“Substantial compliance with the law.”
This was one of a couple legal concepts/phrases brought up at the special meeting of the City Council last week.
City attorney Thomas Ryan mentioned it when discussing the shifting deadlines lately for candidates interested in running for City Council.
I might have scoffed to myself.
“Substantial compliance?” I’ll be sure to bring that up next time I’m stopped by an officer of the law on some road somewhere.
“Yes, officer, perhaps I was speeding a little, but you see, I wasn’t going that fast so clearly I was in substantial compliance with the law.”

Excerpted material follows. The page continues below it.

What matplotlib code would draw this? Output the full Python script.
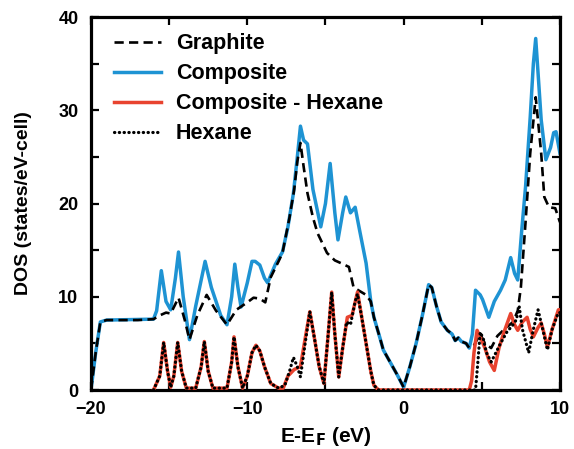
import matplotlib
matplotlib.use("Agg")
import matplotlib.pyplot as plt
from matplotlib.ticker import MultipleLocator

plt.rcParams['font.family'] = ['Liberation Sans', 'DejaVu Sans']
plt.rcParams['font.weight'] = 'bold'
plt.rcParams['mathtext.default'] = 'bf'

# Graphite (dashed)
graphite_E = [-20.0, -19.7, -19.4, -19.0, -17.0, -16.0, -15.6, -15.2, -14.9, -14.4, -14.0, -13.7,
              -13.2, -12.6, -12.0, -11.3, -10.7, -10.0, -9.6, -9.2, -8.85, -8.5, -8.0, -7.75,
              -7.3, -7.0, -6.8, -6.6, -6.4, -6.15, -5.8, -5.5, -4.9, -4.4, -4.0, -3.5, -3.2,
              -2.8, -2.4, -2.1, -1.9, -1.5, -1.3, -0.8, -0.4, 0.0, 0.4, 0.8, 1.2, 1.6, 1.8,
              2.1, 2.4, 2.8, 3.1, 3.3, 3.5, 3.7, 4.0, 4.2, 4.5, 4.9, 5.2, 5.6, 6.0, 6.5,
              7.0, 7.3, 7.5, 7.8, 8.1, 8.45, 8.8, 9.0, 9.3, 9.7, 10.0]
graphite_dos = [0, 4, 7.3, 7.5, 7.5, 7.6, 8.0, 8.3, 8.2, 9.9, 7.5, 5.4,
                8.0, 10.2, 8.5, 7.0, 8.6, 9.4, 9.9, 9.8, 9.4, 12.1, 13.8, 14.7,
                18.5, 21.5, 24.5, 26.5, 24.0, 21.1, 18.5, 16.8, 14.7, 13.9, 13.6, 13.2, 11.0,
                10.6, 10.2, 9.5, 7.8, 5.5, 4.3, 2.8, 1.6, 0.3, 2.5, 5.0, 8.0, 11.3, 11.0,
                9.0, 7.3, 6.4, 6.0, 5.3, 5.6, 5.2, 5.0, 4.5, 4.8, 6.0, 5.0, 4.5, 5.8, 6.6,
                7.3, 8.5, 11.0, 18.0, 25.4, 31.4, 25.4, 20.7, 19.6, 19.5, 18.0]

# Composite (blue)
comp_E = [-20.0, -19.7, -19.4, -19.0, -16.0, -15.8, -15.5, -15.2, -14.9, -14.6, -14.4, -14.1,
          -13.7, -13.3, -12.7, -12.3, -11.7, -11.3, -11.0, -10.8, -10.6, -10.4, -10.0, -9.7,
          -9.5, -9.2, -8.9, -8.7, -8.2, -7.75, -7.4, -7.05, -6.8, -6.6, -6.4, -6.15, -5.8,
          -5.3, -5.0, -4.7, -4.4, -4.2, -3.9, -3.7, -3.4, -3.1, -2.8, -2.4, -2.1, -1.9,
          -1.5, -1.3, -0.8, -0.4, 0.0, 0.4, 0.8, 1.2, 1.6, 1.8, 2.1, 2.4, 2.8, 3.1, 3.3,
          3.5, 3.7, 4.0, 4.2, 4.4, 4.6, 4.9, 5.05, 5.45, 5.8, 6.2, 6.5, 6.85, 7.1, 7.3,
          7.55, 7.8, 8.1, 8.3, 8.45, 8.6, 8.8, 9.1, 9.4, 9.6, 9.75, 10.0]
comp_dos = [0, 4, 7.3, 7.5, 7.6, 8.5, 12.8, 9.5, 8.6, 12.0, 14.8, 10.0,
            5.4, 9.0, 13.8, 11.0, 8.0, 7.0, 10.0, 13.5, 11.0, 8.9, 11.5, 13.8,
            13.8, 13.4, 12.0, 11.5, 13.5, 14.8, 17.5, 21.1, 25.0, 28.3, 26.8, 26.4, 21.5,
            17.5, 20.0, 24.3, 19.0, 16.1, 19.0, 20.7, 19.0, 19.6, 17.0, 13.6, 9.5, 7.8,
            5.5, 4.3, 2.8, 1.6, 0.3, 2.5, 5.0, 8.0, 11.3, 11.0, 9.0, 7.3, 6.4, 6.0, 5.3,
            5.6, 5.2, 5.0, 4.5, 6.0, 10.7, 10.2, 9.7, 7.8, 9.5, 10.7, 11.8, 14.2, 12.5, 11.8,
            17.0, 21.8, 29.3, 35.0, 37.7, 34.0, 29.0, 24.7, 26.0, 27.6, 27.7, 25.4]

# Composite - Hexane (red)
diff_E = [-16.0, -15.6, -15.35, -15.1, -14.9, -14.7, -14.45, -14.2, -13.9, -13.3, -12.95, -12.75,
          -12.5, -12.2, -11.3, -11.0, -10.85, -10.6, -10.3, -10.0, -9.7, -9.45, -9.2, -8.9,
          -8.5, -8.0, -7.7, -7.4, -7.0, -6.6, -6.3, -6.0, -5.7, -5.4, -5.1, -4.85, -4.6,
          -4.4, -4.15, -3.9, -3.6, -3.3, -2.95, -2.7, -2.4, -2.1, -1.9, -1.6, 4.2, 4.35,
          4.5, 4.7, 4.95, 5.2, 5.5, 5.8, 6.1, 6.4, 6.85, 7.1, 7.3, 7.6, 7.9, 8.1, 8.3,
          8.6, 8.8, 9.0, 9.2, 9.5, 9.9, 10.0]
diff_dos = [0, 1.5, 5.1, 2.0, 0.3, 1.5, 5.1, 2.0, 0.2, 0.2, 2.5, 5.2,
            2.0, 0.2, 0.2, 3.0, 5.7, 2.5, 0.2, 1.5, 4.0, 4.8, 4.2, 2.5,
            0.7, 0.2, 0.2, 1.5, 2.2, 2.5, 5.5, 8.4, 5.5, 2.5, 0.7, 5.5, 10.5,
            6.0, 1.4, 4.5, 7.8, 8.0, 10.5, 8.0, 5.0, 2.0, 0.5, 0, 0, 1.0,
            4.0, 6.4, 5.5, 4.5, 3.0, 2.1, 4.5, 6.1, 8.2, 7.0, 6.4, 7.3, 7.8, 6.5, 5.7,
            6.7, 7.2, 6.0, 4.6, 6.5, 8.6, 8.6]

# Hexane (dotted)
hex_E = [-16.0, -15.6, -15.35, -15.1, -14.9, -14.7, -14.45, -14.2, -13.9, -13.3, -12.95, -12.75,
         -12.5, -12.2, -11.3, -11.0, -10.85, -10.6, -10.3, -10.0, -9.7, -9.45, -9.2, -8.9,
         -8.5, -8.0, -7.6, -7.3, -7.05, -6.8, -6.6, -6.3, -6.0, -5.7, -5.4, -5.1, -4.85,
         -4.6, -4.4, -4.15, -3.9, -3.65, -3.4, -3.1, -2.95, -2.7, -2.4, -2.1, -1.9, -1.6,
         4.6, 4.75, 4.9, 5.1, 5.3, 5.6, 5.9, 6.2, 6.6, 7.0, 7.2, 7.4, 7.6, 8.0, 8.3,
         8.6, 8.9, 9.2, 9.5, 9.9, 10.0]
hex_dos = [0, 1.5, 5.1, 2.0, 0.3, 1.5, 5.1, 2.0, 0.2, 0.2, 2.5, 5.2,
           2.0, 0.2, 0.2, 3.0, 5.7, 2.5, 0.2, 1.5, 4.0, 4.8, 4.2, 2.5,
           0.7, 0.2, 0.5, 2.0, 3.5, 2.5, 1.4, 5.0, 8.4, 5.5, 2.5, 0.7, 5.5,
           10.5, 6.0, 1.4, 4.5, 7.3, 7.0, 9.5, 10.3, 8.0, 5.0, 2.0, 0.5, 0,
           0, 3.0, 6.2, 5.5, 4.0, 3.0, 4.0, 5.0, 6.2, 7.0, 7.5, 8.9, 6.5, 4.0, 6.5,
           8.6, 6.5, 4.3, 6.5, 8.3, 8.3]

labels = ["Graphite", "Composite", "Composite - Hexane", "Hexane"]
xticks = [-20, -10, 0, 10]
yticks = [0, 10, 20, 30, 40]

fig = plt.figure(figsize=(5.74, 4.49), dpi=100)
ax = fig.add_axes([0.1585, 0.1314, 0.817, 0.8306])

l_comp, = ax.plot(comp_E, comp_dos, color='#1e93d3', lw=2.5, zorder=2, solid_joinstyle='round')
l_graph, = ax.plot(graphite_E, graphite_dos, color='black', lw=1.9, ls=(0, (3.5, 2)), zorder=3)
l_diff, = ax.plot(diff_E, diff_dos, color='#e8432f', lw=2.5, zorder=4, solid_joinstyle='round')
l_hex, = ax.plot(hex_E, hex_dos, color='black', lw=2.3, ls=(0, (0.1, 1.4)),
                 dash_capstyle='round', zorder=5)

ax.set_xlim(-20, 10)
ax.set_ylim(0, 40)
ax.set_xticks(xticks)
ax.set_yticks(yticks)
ax.xaxis.set_minor_locator(MultipleLocator(5))
ax.yaxis.set_minor_locator(MultipleLocator(5))
ax.tick_params(which='both', direction='in', top=True, right=True, length=6, width=1.6,
               labelsize=13)
ax.tick_params(axis='x', pad=8)
ax.tick_params(axis='y', pad=9)
for lab in ax.get_xticklabels() + ax.get_yticklabels():
    lab.set_fontweight('bold')
for s in ax.spines.values():
    s.set_linewidth(2.3)

ax.set_xlabel(r"E-E$_\mathbf{F}$ (eV)", fontsize=15, fontweight='bold', labelpad=5)
ax.set_ylabel("DOS (states/eV-cell)", fontsize=14, fontweight='bold', labelpad=19)

leg = ax.legend([l_graph, l_comp, l_diff, l_hex], labels, loc='upper left',
                frameon=False, fontsize=15.5, handlelength=2.2, handletextpad=0.68,
                labelspacing=0.42, borderpad=0.4, borderaxespad=0.0,
                bbox_to_anchor=(0.03, 0.98))
for t in leg.get_texts():
    t.set_fontweight('bold')

fig.savefig("out.png", dpi=100)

But it turns out this odd phrase is a real thing. Merrian’s defines it as “compliance with the substantial or essential requirements of something (as a statute or contract) that satisfies its purpose or objective even though its formal requirements are not complied with.”
So Ryan is a lawyer and I’m not. That’s why he earns the big bucks as city attorney.
It’s still a weird concept.
Another was brought up by Bill Basinger – “de minimus.” Latin, this time. Great. I didn’t bother trying to write that one down.
Members of the City Council also didn’t recognize the phrase so I feel less bad. According to Wikipedia, “De minimis is a Latin expression meaning about minimal things, normally in the locutions de minimis non curat praetor (“The praetor does not concern himself with trifles”) or de minimis non curat lex (“The law does not concern itself with trifles”). Queen Christina of Sweden (r. 1633–1654) favoured the similar Latin adage, aquila non captat muscas (“the eagle does not catch flies”).”
How does anyone get anything done with these concepts out there? They literally mean “don’t worry about it because this thing you’re worried about is so minor it doesn’t even matter, and even if it does, it doesn’t matter all that much anyway. Or else it’s close enough.”
Maybe that’s why no one has seriously brought up replacing Mr. Ryan as city attorney. They all think like that.